- PROVIDED DATA
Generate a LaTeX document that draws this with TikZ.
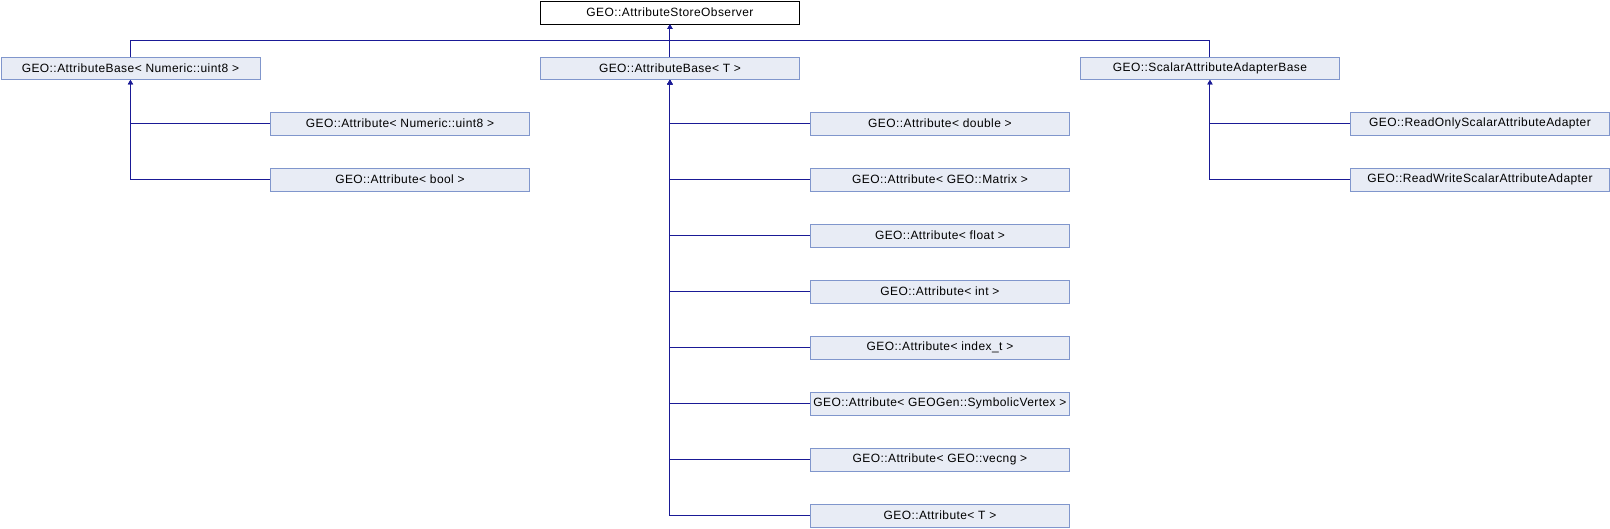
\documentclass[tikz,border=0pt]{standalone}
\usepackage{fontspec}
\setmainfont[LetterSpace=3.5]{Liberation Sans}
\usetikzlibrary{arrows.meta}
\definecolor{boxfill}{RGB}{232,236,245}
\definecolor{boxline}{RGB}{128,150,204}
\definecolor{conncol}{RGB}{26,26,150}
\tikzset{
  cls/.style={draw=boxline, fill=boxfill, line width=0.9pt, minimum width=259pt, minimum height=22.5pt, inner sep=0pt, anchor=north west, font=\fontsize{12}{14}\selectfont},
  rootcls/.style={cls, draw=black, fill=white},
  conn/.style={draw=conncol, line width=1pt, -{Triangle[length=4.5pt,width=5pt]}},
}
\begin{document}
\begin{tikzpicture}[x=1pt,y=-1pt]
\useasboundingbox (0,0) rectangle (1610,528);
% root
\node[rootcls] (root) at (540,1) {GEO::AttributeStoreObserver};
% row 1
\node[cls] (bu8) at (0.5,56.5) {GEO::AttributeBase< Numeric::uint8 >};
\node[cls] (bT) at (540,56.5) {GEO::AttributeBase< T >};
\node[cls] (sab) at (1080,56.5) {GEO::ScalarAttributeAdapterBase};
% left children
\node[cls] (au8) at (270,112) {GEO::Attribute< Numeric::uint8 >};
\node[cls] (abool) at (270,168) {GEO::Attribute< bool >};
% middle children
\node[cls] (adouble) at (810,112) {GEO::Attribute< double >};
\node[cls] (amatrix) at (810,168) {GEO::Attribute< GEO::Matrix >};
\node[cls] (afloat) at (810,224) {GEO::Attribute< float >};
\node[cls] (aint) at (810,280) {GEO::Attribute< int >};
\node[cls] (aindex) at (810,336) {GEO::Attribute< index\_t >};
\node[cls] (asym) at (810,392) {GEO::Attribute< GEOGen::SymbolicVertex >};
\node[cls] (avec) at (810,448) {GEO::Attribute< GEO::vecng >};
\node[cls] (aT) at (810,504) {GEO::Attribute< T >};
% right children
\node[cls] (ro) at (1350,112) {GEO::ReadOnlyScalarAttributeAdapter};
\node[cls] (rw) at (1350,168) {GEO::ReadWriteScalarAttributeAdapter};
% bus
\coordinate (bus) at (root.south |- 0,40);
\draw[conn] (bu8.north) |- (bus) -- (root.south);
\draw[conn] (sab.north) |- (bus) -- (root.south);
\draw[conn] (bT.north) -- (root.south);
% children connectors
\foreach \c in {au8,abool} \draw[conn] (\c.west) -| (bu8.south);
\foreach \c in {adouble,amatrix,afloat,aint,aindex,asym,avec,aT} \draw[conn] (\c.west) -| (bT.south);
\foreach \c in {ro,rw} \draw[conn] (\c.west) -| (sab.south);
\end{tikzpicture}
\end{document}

- SHORT TASK
Output the data above without changes, apart from leaving out the pictures.

- SOLUTION TO THE EXERCISE
Generate a LaTeX document that draws this with TikZ.
\documentclass[tikz,border=0pt]{standalone}
\usepackage{fontspec}
\setmainfont[LetterSpace=3.5]{Liberation Sans}
\usetikzlibrary{arrows.meta}
\definecolor{boxfill}{RGB}{232,236,245}
\definecolor{boxline}{RGB}{128,150,204}
\definecolor{conncol}{RGB}{26,26,150}
\tikzset{
  cls/.style={draw=boxline, fill=boxfill, line width=0.9pt, minimum width=259pt, minimum height=22.5pt, inner sep=0pt, anchor=north west, font=\fontsize{12}{14}\selectfont},
  rootcls/.style={cls, draw=black, fill=white},
  conn/.style={draw=conncol, line width=1pt, -{Triangle[length=4.5pt,width=5pt]}},
}
\begin{document}
\begin{tikzpicture}[x=1pt,y=-1pt]
\useasboundingbox (0,0) rectangle (1610,528);
% root
\node[rootcls] (root) at (540,1) {GEO::AttributeStoreObserver};
% row 1
\node[cls] (bu8) at (0.5,56.5) {GEO::AttributeBase< Numeric::uint8 >};
\node[cls] (bT) at (540,56.5) {GEO::AttributeBase< T >};
\node[cls] (sab) at (1080,56.5) {GEO::ScalarAttributeAdapterBase};
% left children
\node[cls] (au8) at (270,112) {GEO::Attribute< Numeric::uint8 >};
\node[cls] (abool) at (270,168) {GEO::Attribute< bool >};
% middle children
\node[cls] (adouble) at (810,112) {GEO::Attribute< double >};
\node[cls] (amatrix) at (810,168) {GEO::Attribute< GEO::Matrix >};
\node[cls] (afloat) at (810,224) {GEO::Attribute< float >};
\node[cls] (aint) at (810,280) {GEO::Attribute< int >};
\node[cls] (aindex) at (810,336) {GEO::Attribute< index\_t >};
\node[cls] (asym) at (810,392) {GEO::Attribute< GEOGen::SymbolicVertex >};
\node[cls] (avec) at (810,448) {GEO::Attribute< GEO::vecng >};
\node[cls] (aT) at (810,504) {GEO::Attribute< T >};
% right children
\node[cls] (ro) at (1350,112) {GEO::ReadOnlyScalarAttributeAdapter};
\node[cls] (rw) at (1350,168) {GEO::ReadWriteScalarAttributeAdapter};
% bus
\coordinate (bus) at (root.south |- 0,40);
\draw[conn] (bu8.north) |- (bus) -- (root.south);
\draw[conn] (sab.north) |- (bus) -- (root.south);
\draw[conn] (bT.north) -- (root.south);
% children connectors
\foreach \c in {au8,abool} \draw[conn] (\c.west) -| (bu8.south);
\foreach \c in {adouble,amatrix,afloat,aint,aindex,asym,avec,aT} \draw[conn] (\c.west) -| (bT.south);
\foreach \c in {ro,rw} \draw[conn] (\c.west) -| (sab.south);
\end{tikzpicture}
\end{document}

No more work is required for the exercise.